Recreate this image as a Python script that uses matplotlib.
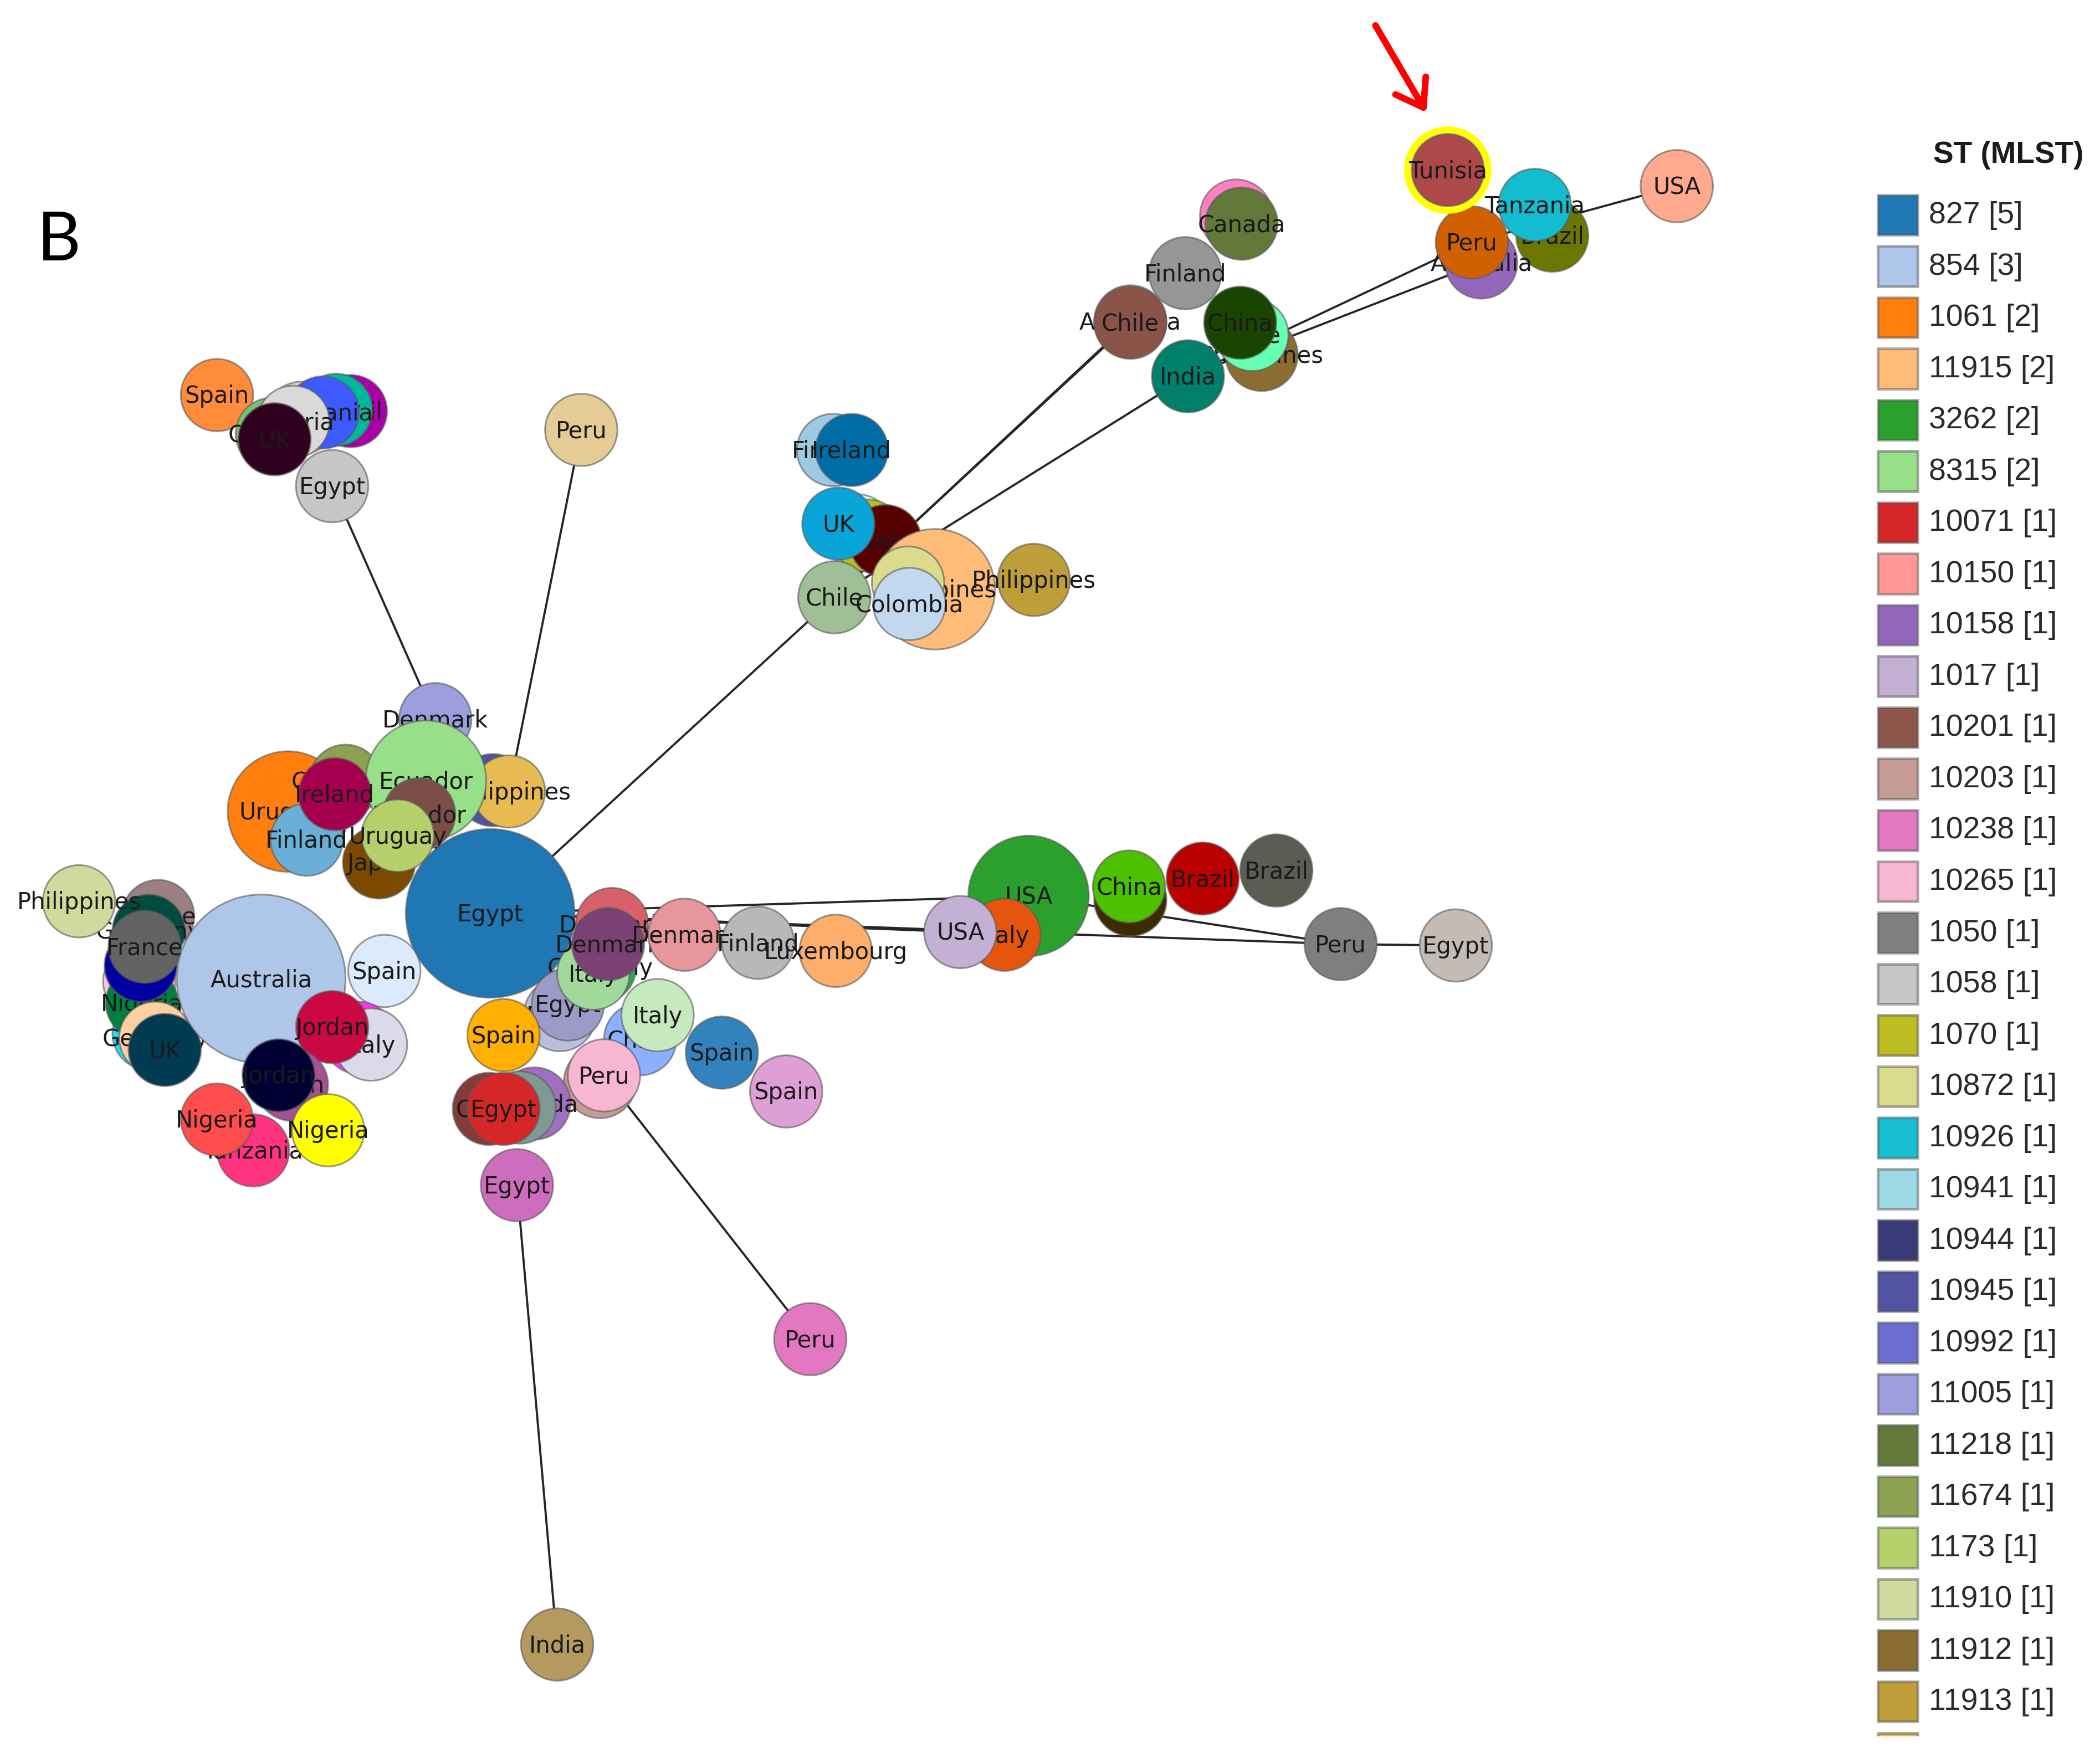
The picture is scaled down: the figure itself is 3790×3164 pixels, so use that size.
import matplotlib.pyplot as plt
from matplotlib.patches import Circle, Rectangle

# legend
st_names = ['827 [5]', '854 [3]', '1061 [2]', '11915 [2]', '3262 [2]', '8315 [2]', '10071 [1]', '10150 [1]',
            '10158 [1]', '1017 [1]', '10201 [1]', '10203 [1]', '10238 [1]', '10265 [1]', '1050 [1]', '1058 [1]',
            '1070 [1]', '10872 [1]', '10926 [1]', '10941 [1]', '10944 [1]', '10945 [1]', '10992 [1]', '11005 [1]',
            '11218 [1]', '11674 [1]', '1173 [1]', '11910 [1]', '11912 [1]', '11913 [1]', '']
st_colors = ['#1f77b4', '#aec7e8', '#ff7f0e', '#ffbb78', '#2ca02c', '#98df8a', '#d62728', '#ff9896',
             '#9467bd', '#c5b0d5', '#8c564b', '#c49c94', '#e377c2', '#f7b6d2', '#7f7f7f', '#c7c7c7',
             '#bcbd22', '#dbdb8d', '#17becf', '#9edae5', '#393b79', '#5254a3', '#6b6ecf', '#9c9ede',
             '#637939', '#8ca252', '#b5cf6b', '#cedb9c', '#8c6d31', '#bd9e39', '#e7ba52']

# nodes, in drawing order (later ones sit on top)
node_labels = ['Spain', 'Brazil', 'Italy', '', 'Tanzania', 'Canada', 'Nigeria', 'UK', 'Egypt', 'Peru',
               'Denmark', 'Uruguay', 'Japan', 'Colombia', 'Italy', 'Philippines', 'Ecuador', 'Ecuador', 'Finland', 'Ireland',
               'Uruguay', 'Egypt', 'France', 'Germany', '', '', 'Nigeria', 'Italy', 'France', 'Germany',
               'UK', 'Philippines', 'Australia', 'Spain', '', 'Italy', 'Jordan', 'Japan', 'Jordan', 'Tanzania',
               'Nigeria', 'Nigeria', 'Denmark', 'Germany', 'Egypt', 'Egypt', 'Italy', 'Denmark', 'Denmark', 'Finland',
               'Luxembourg', 'USA', 'China', 'China', 'Italy', 'USA', 'Brazil', 'Brazil', 'Peru', 'Egypt',
               'China', 'Italy', 'Spain', 'Spain', 'Peru', 'Peru', 'Spain', 'Canada', '', 'China',
               'Egypt', 'Egypt', 'Peru', 'India', 'Finland', 'Ireland', '', '', 'Italy', 'UK',
               'Philippines', '', 'Chile', 'Colombia', 'Philippines', 'Brazil', 'Australia', 'Peru', 'Tanzania', 'Tunisia',
               'USA', '', 'Canada', 'Finland', 'Australia', 'Chile', 'Philippines', 'Chile', 'China', 'India']
node_x = [162, 262, 251, 225, 241, 203, 219, 205, 248, 434,
          325, 215, 283, 258, 368, 380, 318, 313, 229, 250,
          297, 366, 118, 111, 104, 111, 106, 105, 108, 116,
          123, 59, 195, 287, 268, 277, 248, 218, 208, 189,
          162, 245, 457, 448, 418, 424, 443, 454, 511, 566,
          624, 768, 844, 843, 750, 717, 898, 953, 1001, 1087,
          478, 491, 539, 587, 448, 451, 376, 399, 388, 365,
          376, 386, 605, 416, 622, 636, 640, 648, 661, 626,
          698, 678, 623, 679, 772, 1159, 1106, 1099, 1146, 1081,
          1252, 923, 927, 885, 844, 844, 942, 935, 926, 887]
node_y = [295, 307, 306, 312, 308, 324, 315, 328, 363, 321,
          537, 606, 644, 583, 590, 591, 583, 608, 627, 593,
          624, 682, 684, 695, 733, 772, 749, 721, 707, 775,
          784, 673, 731, 725, 775, 780, 767, 810, 803, 859,
          836, 844, 690, 722, 758, 750, 727, 705, 698, 704,
          710, 669, 672, 662, 698, 696, 656, 650, 705, 706,
          776, 758, 786, 815, 808, 803, 773, 824, 827, 828,
          828, 885, 1000, 1228, 336, 336, 396, 400, 404, 391,
          440, 435, 446, 451, 433, 176, 196, 181, 153, 127,
          139, 161, 167, 204, 240, 241, 265, 250, 241, 281]
node_counts = [1, 1, 1, 1, 1, 1, 1, 1, 1, 1,
               1, 2, 1, 1, 1, 1, 2, 1, 1, 1,
               1, 5, 1, 1, 1, 1, 1, 1, 1, 1,
               1, 1, 3, 1, 1, 1, 1, 1, 1, 1,
               1, 1, 1, 1, 1, 1, 1, 1, 1, 1,
               1, 2, 1, 1, 1, 1, 1, 1, 1, 1,
               1, 1, 1, 1, 1, 1, 1, 1, 1, 1,
               1, 1, 1, 1, 1, 1, 1, 1, 1, 1,
               2, 1, 1, 1, 1, 1, 1, 1, 1, 1,
               1, 1, 1, 1, 1, 1, 1, 1, 1, 1]
node_colors = ['#ff8c3a', '#aa00aa', '#00b89c', '#d5dcc0', '#3d5afe', '#74c476', '#d9d9d9', '#30001f', '#c7c7c7', '#e5cb94',
               '#9c9ede', '#ff7f0e', '#7b4900', '#8ca252', '#5254a3', '#e7ba52', '#98df8a', '#7b4f47', '#6baed6', '#a50050',
               '#b5cf6b', '#1f77b4', '#9c7f85', '#004d40', '#f7c6e0', '#1fdcff', '#008040', '#0000a0', '#636363', '#fdd0a2',
               '#003b52', '#cedb9c', '#aec7e8', '#dcebfb', '#ff33ff', '#dadaeb', '#cc0844', '#a55194', '#000033', '#ff3380',
               '#ff4d4d', '#ffff00', '#d6616b', '#31a354', '#bcbddc', '#9e9ac8', '#a1d99b', '#7b4173', '#e7969c', '#b8b8b8',
               '#fdae6b', '#2ca02c', '#3d2b00', '#4dc000', '#e6550d', '#c5b0d5', '#bb0000', '#5c5c54', '#7f7f7f', '#c4bcb4',
               '#8ab0ff', '#c7e9c0', '#3182bd', '#de9ed6', '#c49c94', '#f7b6d2', '#ffb000', '#a070c0', '#7f9a95', '#843c39',
               '#d62728', '#ce6dbd', '#e377c2', '#b59a5f', '#9ecae1', '#006ea6', '#ccffee', '#bcbd22', '#560000', '#09a5d9',
               '#ffbb78', '#dbdb8d', '#a0bf96', '#c2d8ef', '#bd9e39', '#6b7700', '#9467bd', '#d16000', '#14bccf', '#ad494a',
               '#ffa98f', '#ff80c0', '#637939', '#969696', '#e67a7a', '#8a5449', '#8c6d31', '#66ffb3', '#1a4500', '#00806b']

# links between nodes (indexes into the lists above)
edge_from = [8, 9, 21, 82, 82, 82, 99, 99, 87, 65, 71, 21, 21, 21, 51, 58]
edge_to = [10, 15, 82, 95, 94, 99, 87, 86, 90, 72, 73, 51, 58, 55, 58, 59]

highlight = 89
radius = {1: 27, 2: 45, 3: 63, 5: 63}

W, H = 1568, 1309
fig = plt.figure(figsize=(37.9, 31.64), dpi=100)
ax = fig.add_axes([0, 0, 1, 1])
ax.set_xlim(0, W)
ax.set_ylim(H, 0)
ax.axis('off')

for a, b in zip(edge_from, edge_to):
    ax.plot([node_x[a], node_x[b]], [node_y[a], node_y[b]], color='#262626', lw=2.8, zorder=1)

z = 2
for i in range(len(node_labels)):
    r = radius[node_counts[i]]
    if i == highlight:
        ax.add_patch(Circle((node_x[i], node_y[i]), 30, fc='none', ec='#ffff00', lw=9, zorder=z))
    ax.add_patch(Circle((node_x[i], node_y[i]), r, fc=node_colors[i], ec=(0.35, 0.35, 0.35, 0.6), lw=2.2, zorder=z))
    ax.text(node_x[i], node_y[i] + 1, node_labels[i], ha='center', va='center', fontsize=30,
            family='DejaVu Sans', color='#1a1a1a', zorder=z + 0.5)
    z += 1

# panel letter and arrow
ax.text(44, 180, 'B', fontsize=88, family='Lato', ha='center', va='center', color='black')
ax.annotate('', xy=(1065, 84), xytext=(1027, 19), zorder=z,
            arrowprops=dict(arrowstyle='->,head_length=0.55,head_width=0.38', color='#ff0000', lw=8.5,
                            mutation_scale=60, shrinkA=0, shrinkB=0))

# legend, last row runs off the bottom
ax.text(1499.5, 116, 'ST (MLST)', fontsize=39.5, family='Liberation Sans', fontweight='bold', ha='center', va='center',
        color='#1a1a1a')
clip = Rectangle((1380, 130), 188, 1166.5, transform=ax.transData)
for i, (name, col) in enumerate(zip(st_names, st_colors)):
    y = 160.5 + i * 38.28
    sw = Rectangle((1402, y - 15), 30, 30, fc=col, ec=(0.3, 0.3, 0.3, 0.45), lw=3.5)
    ax.add_patch(sw)
    sw.set_clip_path(clip)
    ax.text(1440, y + 0.5, name, fontsize=40, family='Liberation Sans', ha='left', va='center', color='#2a2a2a')

fig.savefig('out.png', dpi=100, facecolor='white')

_ _ _ _

Read the data above. Pull out each line in which the string "figure" appears.

→ Full solution
The picture is scaled down: the figure itself is 3790×3164 pixels, so use that size.
fig = plt.figure(figsize=(37.9, 31.64), dpi=100)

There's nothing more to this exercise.